The discovery 100 miles offshore represents only the fourth area in the world's oceans and the second off the West Coast where such high-temperature vents have been found. Scientists say it also could prove to be the most easily accessible site for studying how such vents, thought to exist worldwide, influence natural phenomena ranging from the ocean food chain to the weather.
"It was extremely exciting. We went down and hit it on the first dive because we worked out a strategy," said Peter J. Rona, chief scientist on the dives aboard the submersible Sea Cliff. "We put a mark on the map where we thought it was, based on all the groundwork we had done . . . (and) it was right where the mark was."
Based in San Diego
Rona and other scientists landed in Eureka in Northern California on Friday aboard the Sea Cliff's mother ship, the Laney Chouest. The ship's crew then set sail for its home base in San Diego, where it is due to arrive in mid-October.
Rona is an oceanographer in the National Oceanographic and Atmospheric Administration's program to study the oceanic effect of sea-floor venting. Some scientists speculate that such vents eventually will be shown to play a key role in many processes, including the tropical ocean current known as El Nino and the greenhouse effect.
The quarter-mile-square vent field, which lies under about 10,000 feet of water, was found Sept. 23, about 1,000 feet up a canyon wall in a rugged valley where two plates of ocean crust are spreading apart, Rona said. The collection of huge mountains and valleys in which it lies is known as the Gorda Ridge.
As the submersible cruised through the area, scientists saw 10-foot-high chimneys that had been deposited as the mineral-rich hot water hit the cold ocean. Nourished by the sulfur in the vent water, tube worms several feet high carpeted the area, their red plumes waving in the sub's wake. Sea-floor geysers spewed out smoky-colored, mineral-rich water in some places, Rona said, and others showed just a shimmer of warm water rising.

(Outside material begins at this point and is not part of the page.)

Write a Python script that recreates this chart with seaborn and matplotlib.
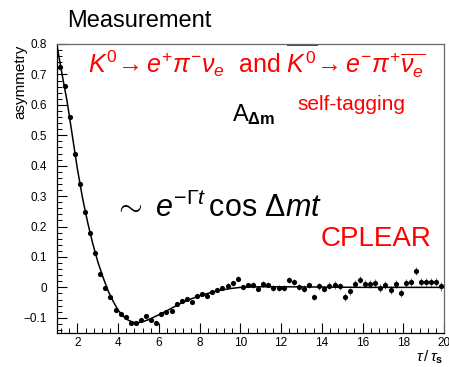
import numpy as np
import pandas as pd
import matplotlib
matplotlib.use('Agg')
import matplotlib.pyplot as plt
from matplotlib.ticker import MultipleLocator
import seaborn as sns

# measured asymmetry points (tau / tau_s, asymmetry, error)
tau = [1.125, 1.375, 1.625, 1.875, 2.125, 2.375, 2.625, 2.875, 3.125, 3.375,
       3.625, 3.875, 4.125, 4.375, 4.625, 4.875, 5.125, 5.375, 5.625, 5.875,
       6.125, 6.375, 6.625, 6.875, 7.125, 7.375, 7.625, 7.875, 8.125, 8.375,
       8.625, 8.875, 9.125, 9.375, 9.625, 9.875, 10.125, 10.375, 10.625, 10.875,
       11.125, 11.375, 11.625, 11.875, 12.125, 12.375, 12.625, 12.875, 13.125, 13.375,
       13.625, 13.875, 14.125, 14.375, 14.625, 14.875, 15.125, 15.375, 15.625, 15.875,
       16.125, 16.375, 16.625, 16.875, 17.125, 17.375, 17.625, 17.875, 18.125, 18.375,
       18.625, 18.875, 19.125, 19.375, 19.625, 19.875]
asym = [0.724, 0.661, 0.559, 0.439, 0.340, 0.247, 0.179, 0.113, 0.045, -0.002,
        -0.033, -0.073, -0.088, -0.099, -0.117, -0.117, -0.108, -0.093, -0.106, -0.117,
        -0.088, -0.081, -0.079, -0.054, -0.044, -0.037, -0.049, -0.030, -0.022, -0.027,
        -0.016, -0.008, -0.002, 0.006, 0.014, 0.029, 0.001, 0.008, 0.008, -0.004,
        0.011, 0.009, -0.002, -0.002, -0.002, 0.023, 0.017, 0.001, -0.004, 0.008,
        -0.032, 0.003, -0.005, 0.006, 0.008, 0.003, -0.032, -0.013, 0.012, 0.025,
        0.012, 0.011, 0.014, -0.003, 0.008, -0.008, 0.010, -0.019, 0.014, 0.017,
        0.055, 0.017, 0.018, 0.018, 0.017, 0.003]
err = [0.004, 0.004, 0.004, 0.004, 0.004, 0.004, 0.004, 0.004, 0.004, 0.004,
       0.004, 0.004, 0.005, 0.005, 0.005, 0.005, 0.005, 0.005, 0.005, 0.005,
       0.006, 0.006, 0.006, 0.006, 0.006, 0.006, 0.006, 0.006, 0.007, 0.007,
       0.007, 0.007, 0.008, 0.008, 0.008, 0.008, 0.008, 0.008, 0.009, 0.009,
       0.009, 0.009, 0.010, 0.010, 0.010, 0.010, 0.010, 0.010, 0.011, 0.011,
       0.011, 0.011, 0.011, 0.011, 0.012, 0.012, 0.012, 0.012, 0.012, 0.012,
       0.012, 0.012, 0.013, 0.013, 0.013, 0.013, 0.013, 0.013, 0.013, 0.013,
       0.013, 0.013, 0.014, 0.014, 0.014, 0.014]

# fitted curve
fit_tau = [1.0, 1.25, 1.5, 1.75, 2.0, 2.25, 2.5, 2.75, 3.0, 3.25,
           3.5, 3.75, 4.0, 4.25, 4.5, 4.75, 5.0, 5.25, 5.5, 5.75,
           6.0, 6.5, 7.0, 7.5, 8.0, 8.5, 9.0, 9.5, 10.0, 11.0,
           12.0, 14.0, 16.0, 18.0, 20.0]
fit_asym = [0.795, 0.700, 0.610, 0.500, 0.390, 0.295, 0.215, 0.145, 0.085, 0.035,
            -0.010, -0.045, -0.075, -0.095, -0.108, -0.115, -0.116, -0.112, -0.106, -0.098,
            -0.090, -0.073, -0.055, -0.040, -0.028, -0.018, -0.010, -0.004, 0.000, 0.002,
            0.002, 0.001, 0.000, 0.000, 0.000]

sns.set_style('ticks')
plt.rcParams['font.family'] = ['Liberation Sans', 'DejaVu Sans']
plt.rcParams['text.color'] = 'black'
plt.rcParams['xtick.color'] = 'black'
plt.rcParams['ytick.color'] = 'black'
plt.rcParams['mathtext.fontset'] = 'custom'
plt.rcParams['mathtext.rm'] = 'Liberation Sans'
plt.rcParams['mathtext.it'] = 'Liberation Sans:italic'
plt.rcParams['mathtext.bf'] = 'Liberation Sans:bold'
plt.rcParams['mathtext.sf'] = 'Liberation Sans'

points = pd.DataFrame({'tau': tau, 'asym': asym, 'err': err})
fit = pd.DataFrame({'tau': fit_tau, 'asym': fit_asym})

fig = plt.figure(figsize=(4.49, 3.67), dpi=100)
ax = fig.add_axes([57 / 449, 1 - 333 / 367, 387 / 449, 289 / 367])

ax.errorbar(points['tau'], points['asym'], yerr=points['err'], fmt='none',
            ecolor='0.45', elinewidth=0.8, zorder=2)
sns.lineplot(data=fit, x='tau', y='asym', color='black', linewidth=1.1, ax=ax, zorder=3)
sns.scatterplot(data=points, x='tau', y='asym', color='black', s=14, linewidth=0, ax=ax, zorder=4)

ax.set_xlim(1, 20)
ax.set_ylim(-0.15, 0.8)
ax.set_xlabel('')
ax.set_ylabel('')
ax.xaxis.set_major_locator(MultipleLocator(2))
ax.xaxis.set_minor_locator(MultipleLocator(0.4))
ax.yaxis.set_major_locator(MultipleLocator(0.1))
ax.yaxis.set_minor_locator(MultipleLocator(0.02))
ax.set_yticks([-0.1, 0, 0.1, 0.2, 0.3, 0.4, 0.5, 0.6, 0.7, 0.8])
ax.set_yticklabels(['\u22120.1', '0', '0.1', '0.2', '0.3', '0.4', '0.5', '0.6', '0.7', '0.8'])
ax.tick_params(which='major', direction='in', length=7, width=0.8, labelsize=8.5, pad=3)
ax.tick_params(which='minor', direction='in', length=3.5, width=0.7)
ax.tick_params(axis='y', which='major', pad=7)
for side in ['top', 'right', 'left', 'bottom']:
    ax.spines[side].set_visible(True)
    ax.spines[side].set_linewidth(0.9)
    ax.spines[side].set_color('black')
ax.spines['top'].set_color('0.4')
ax.spines['right'].set_color('0.4')

ax.text(2.52, 0.702, r'$K^0\!\rightarrow e^{+}\pi^{-}\nu_e$  and $\overline{K^0}\!\rightarrow e^{-}\pi^{+}\overline{\nu_e}$',
        color='red', fontsize=18, ha='left', va='baseline')
ax.text(12.79, 0.584, 'self-tagging', color='red', fontsize=15, ha='left', va='baseline')
ax.text(9.6, 0.545, r'$\mathrm{A}_{\mathbf{\Delta m}}$', color='black', fontsize=17, ha='left', va='baseline')
ax.text(3.75, 0.232, r'$\sim\ e^{-\Gamma t}\,\mathrm{cos}\ \Delta mt$', color='black', fontsize=22,
        ha='left', va='baseline')
ax.text(13.92, 0.137, 'CPLEAR', color='red', fontsize=20, ha='left', va='baseline')

fig.text(67 / 449, 1 - 27 / 367, 'Measurement', fontsize=17, ha='left', va='baseline', color='black')
fig.text(20 / 449, 1 - 45 / 367, 'asymmetry', fontsize=11, rotation=90, ha='center', va='top', color='black')
fig.text(443 / 449, 1 - 362 / 367, r'$\tau\,/\,\tau_{\mathbf{s}}$', fontsize=11, ha='right', va='baseline')

fig.savefig('out.png', dpi=100)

Rona and others had suggested that, once such areas were found on the Gorda Ridge, they would provide the United States with its best opportunity to establish a scientific preserve at the bottom of the sea.
Crust Spreading Apart
Such vents are thought to exist all along the sea floor for many thousands of miles, wherever plates of the Earth's crust are spreading apart and exposing hot volcanic rocks. Until last week's find, however, the only places where large, hot-water vent fields had been located were about 250 miles off the Pacific Northwest coast, near the Galapagos Islands and in the Atlantic Ocean, 1,800 miles east of Miami.

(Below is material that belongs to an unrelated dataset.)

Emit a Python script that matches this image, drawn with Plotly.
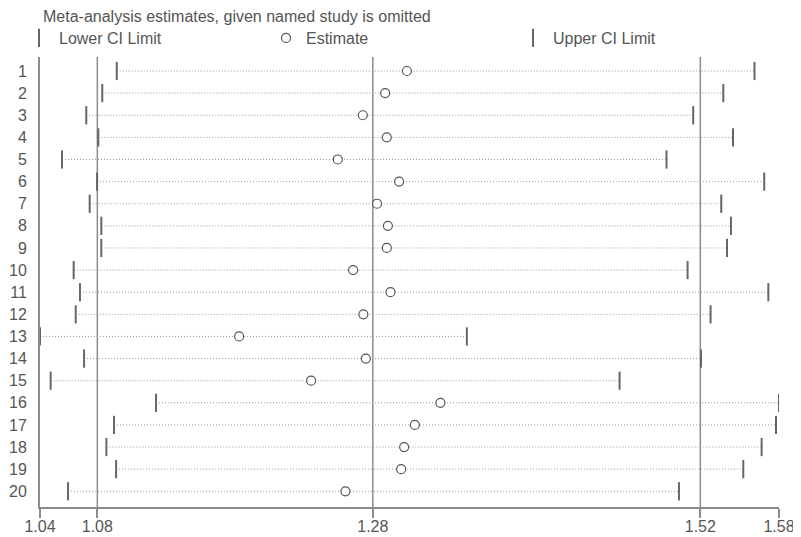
import plotly.graph_objects as go

studies = [str(i) for i in range(1, 21)]
estimates = [1.3081, 1.2922, 1.2759, 1.2934, 1.2576, 1.3024, 1.2863, 1.2942, 1.2934, 1.2688,
             1.2961, 1.2763, 1.1855, 1.2781, 1.2381, 1.3326, 1.3139, 1.3061, 1.3039, 1.2632]
lower_ci = [1.0961, 1.0855, 1.0738, 1.0826, 1.0561, 1.0817, 1.0763, 1.0848, 1.0848, 1.0646,
            1.0692, 1.0661, 1.0400, 1.0722, 1.0478, 1.1248, 1.0941, 1.0885, 1.0956, 1.0605]
upper_ci = [1.5621, 1.5393, 1.5173, 1.5464, 1.4978, 1.5692, 1.5378, 1.5449, 1.5420, 1.5132,
            1.5722, 1.5300, 1.3519, 1.5230, 1.4635, 1.5800, 1.5778, 1.5673, 1.5539, 1.5069]
overall = [1.0819, 1.2832, 1.5225]  # combined lower, estimate, upper
tick_vals = [1.04, 1.0819, 1.2832, 1.5225, 1.58]
tick_text = ["1.04", "1.08", "1.28", "1.52", "1.58"]

rows = list(range(1, 21))
FONT = "Arial, Liberation Sans, sans-serif"
TXT = "#555555"
AX = "#8c8c8c"
MK = "#666666"

# page body has an 8px margin; figure sized to fill the remaining window
W, H = 793, 529

fig = go.Figure()

# dotted CI lines
lx, ly = [], []
for r, lo, hi in zip(rows, lower_ci, upper_ci):
    lx += [lo, hi, None]
    ly += [r, r, None]
fig.add_trace(go.Scatter(x=lx, y=ly, mode="lines", showlegend=False, hoverinfo="skip",
                         line=dict(color="#9a9a9a", width=1, dash="1px,2px")))

fig.add_trace(go.Scatter(x=lower_ci, y=rows, mode="markers", name="Lower CI Limit",
                         marker=dict(symbol="line-ns-open", size=13, color=MK,
                                     line=dict(color=MK, width=2))))
fig.add_trace(go.Scatter(x=estimates, y=rows, mode="markers", name="Estimate",
                         marker=dict(symbol="circle", size=9, color="white",
                                     line=dict(color="#555555", width=1.2))))
fig.add_trace(go.Scatter(x=upper_ci, y=rows, mode="markers", name="Upper CI Limit",
                         marker=dict(symbol="line-ns-open", size=13, color=MK,
                                     line=dict(color=MK, width=2))))

for v in overall:
    fig.add_shape(type="line", xref="x", yref="paper", x0=v, x1=v, y0=0, y1=1,
                  line=dict(color=AX, width=1.5), layer="below")

fig.update_layout(
    width=W, height=H,
    margin=dict(l=32, r=22, t=49, b=30, autoexpand=False),
    paper_bgcolor="white", plot_bgcolor="white",
    font=dict(family=FONT, size=16, color=TXT),
    title=dict(text="Meta-analysis estimates, given named study is omitted",
               xref="container", x=35/W, xanchor="left",
               yref="container", y=1-8/H, yanchor="middle",
               font=dict(family=FONT, size=16, color=TXT)),
    legend=dict(orientation="h", xref="container", x=11/W, xanchor="left",
                yref="container", y=1-30/H, yanchor="middle",
                entrywidth=202, entrywidthmode="pixels", itemwidth=30,
                font=dict(family=FONT, size=16, color=TXT), bgcolor="rgba(0,0,0,0)"),
    xaxis=dict(range=[1.04, 1.58], tickvals=tick_vals, ticktext=tick_text, automargin=False,
               showgrid=False, zeroline=False, showline=True, linecolor=AX, linewidth=2,
               ticks="outside", ticklen=9, tickwidth=1.5, tickcolor=AX,
               ticklabelstandoff=-5,
               tickfont=dict(family=FONT, size=16, color=TXT)),
    yaxis=dict(range=[20.71, 0.367], tickvals=rows, ticktext=studies, automargin=False,
               showgrid=False, zeroline=False, showline=True, linecolor=AX, linewidth=2,
               ticks="", ticklabelstandoff=8,
               tickfont=dict(family=FONT, size=16, color=TXT)),
)

fig.write_html("out.html")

This find came after only four summers of research cruises to the Gorda area, contrasted with the 13 years Rona said it took before he found the Atlantic vents in 1985.

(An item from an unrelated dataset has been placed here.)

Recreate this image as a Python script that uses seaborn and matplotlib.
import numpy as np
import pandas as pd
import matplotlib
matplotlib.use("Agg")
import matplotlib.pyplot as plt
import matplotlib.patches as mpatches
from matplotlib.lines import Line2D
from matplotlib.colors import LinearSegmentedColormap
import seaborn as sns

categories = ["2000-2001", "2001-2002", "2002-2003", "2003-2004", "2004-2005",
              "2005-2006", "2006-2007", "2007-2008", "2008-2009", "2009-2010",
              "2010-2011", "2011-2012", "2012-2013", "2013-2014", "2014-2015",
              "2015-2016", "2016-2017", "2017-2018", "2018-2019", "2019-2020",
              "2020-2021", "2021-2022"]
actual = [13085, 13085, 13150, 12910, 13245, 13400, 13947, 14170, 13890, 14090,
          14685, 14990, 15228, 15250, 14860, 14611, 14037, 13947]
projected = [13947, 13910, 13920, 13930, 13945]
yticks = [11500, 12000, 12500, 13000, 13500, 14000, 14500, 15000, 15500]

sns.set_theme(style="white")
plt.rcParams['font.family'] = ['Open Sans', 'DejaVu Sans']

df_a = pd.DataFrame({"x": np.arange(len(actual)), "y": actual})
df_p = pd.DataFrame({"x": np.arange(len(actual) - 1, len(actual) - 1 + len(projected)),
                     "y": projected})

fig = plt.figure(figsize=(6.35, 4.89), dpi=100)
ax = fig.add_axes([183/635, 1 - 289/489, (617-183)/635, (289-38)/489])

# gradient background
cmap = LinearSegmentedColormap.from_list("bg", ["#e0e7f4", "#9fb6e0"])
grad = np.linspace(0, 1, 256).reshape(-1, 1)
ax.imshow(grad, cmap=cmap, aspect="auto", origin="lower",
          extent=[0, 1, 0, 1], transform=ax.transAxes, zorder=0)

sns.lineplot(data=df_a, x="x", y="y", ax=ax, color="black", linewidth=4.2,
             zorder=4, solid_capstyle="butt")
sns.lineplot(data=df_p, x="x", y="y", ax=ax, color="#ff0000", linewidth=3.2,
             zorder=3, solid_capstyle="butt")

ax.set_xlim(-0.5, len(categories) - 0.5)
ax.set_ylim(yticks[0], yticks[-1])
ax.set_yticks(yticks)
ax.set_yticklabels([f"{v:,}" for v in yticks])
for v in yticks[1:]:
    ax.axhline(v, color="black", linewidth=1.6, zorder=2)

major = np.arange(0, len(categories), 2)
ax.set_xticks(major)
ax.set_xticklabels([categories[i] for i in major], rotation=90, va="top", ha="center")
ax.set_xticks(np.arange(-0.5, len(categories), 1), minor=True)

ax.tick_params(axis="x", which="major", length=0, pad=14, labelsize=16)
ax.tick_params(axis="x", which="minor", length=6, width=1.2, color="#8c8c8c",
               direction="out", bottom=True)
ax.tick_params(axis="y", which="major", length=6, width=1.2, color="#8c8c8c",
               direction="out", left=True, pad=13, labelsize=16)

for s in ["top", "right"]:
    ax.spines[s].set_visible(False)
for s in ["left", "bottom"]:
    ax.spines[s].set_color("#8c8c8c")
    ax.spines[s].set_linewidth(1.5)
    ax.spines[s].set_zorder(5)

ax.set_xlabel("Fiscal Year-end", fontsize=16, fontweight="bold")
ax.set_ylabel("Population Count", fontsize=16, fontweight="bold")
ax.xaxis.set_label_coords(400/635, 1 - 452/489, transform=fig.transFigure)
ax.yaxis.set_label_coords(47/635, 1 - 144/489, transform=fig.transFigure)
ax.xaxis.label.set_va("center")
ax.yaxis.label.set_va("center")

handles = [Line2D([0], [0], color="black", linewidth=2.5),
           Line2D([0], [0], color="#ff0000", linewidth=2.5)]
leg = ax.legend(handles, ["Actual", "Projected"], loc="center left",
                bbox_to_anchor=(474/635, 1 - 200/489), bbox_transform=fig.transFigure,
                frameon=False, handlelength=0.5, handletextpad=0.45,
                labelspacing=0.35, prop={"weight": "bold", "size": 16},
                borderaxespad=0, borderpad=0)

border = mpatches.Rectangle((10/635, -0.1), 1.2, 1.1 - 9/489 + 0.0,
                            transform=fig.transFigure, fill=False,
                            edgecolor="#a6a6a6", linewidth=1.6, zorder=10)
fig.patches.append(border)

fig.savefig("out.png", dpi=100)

The reason is that, on the Gorda Ridge, oceanographers for the first time were able to use sensitive sonar, chemical measurement and video techniques to hone in on the location of the field, said Christopher Fry, an NOAA geophysicist in the vents program.
"It completely changes the game," Fry said. "Just like satellites can sense the Earth, we're doing remote sensing on the ocean floor."
The technique was used earlier this summer to locate a half-mile-long system of cracks northwest of the Gorda site that apparently belched a huge amount of hot water into the ocean two years ago.
That event, known among NOAA scientists as "megaplume," has strengthened the notion that geologic processes under the ocean may have a big effect on the ocean's chemical and temperature cycles and on climate.
The one-month cruise to the Gorda Ridge was sponsored by a joint state-federal group known as the Gorda Ridge Task Force, made up of federal officials and public and private representatives of California and Oregon.
Although officials have determined that mining of the minerals at the site would not be economical, research is expected to continue. Oceanographers involved have come from several institutions, including UC San Diego and the Scripps Institution of Oceanography. The Navy provided the sub and support ship free as part of its program to support scientific research.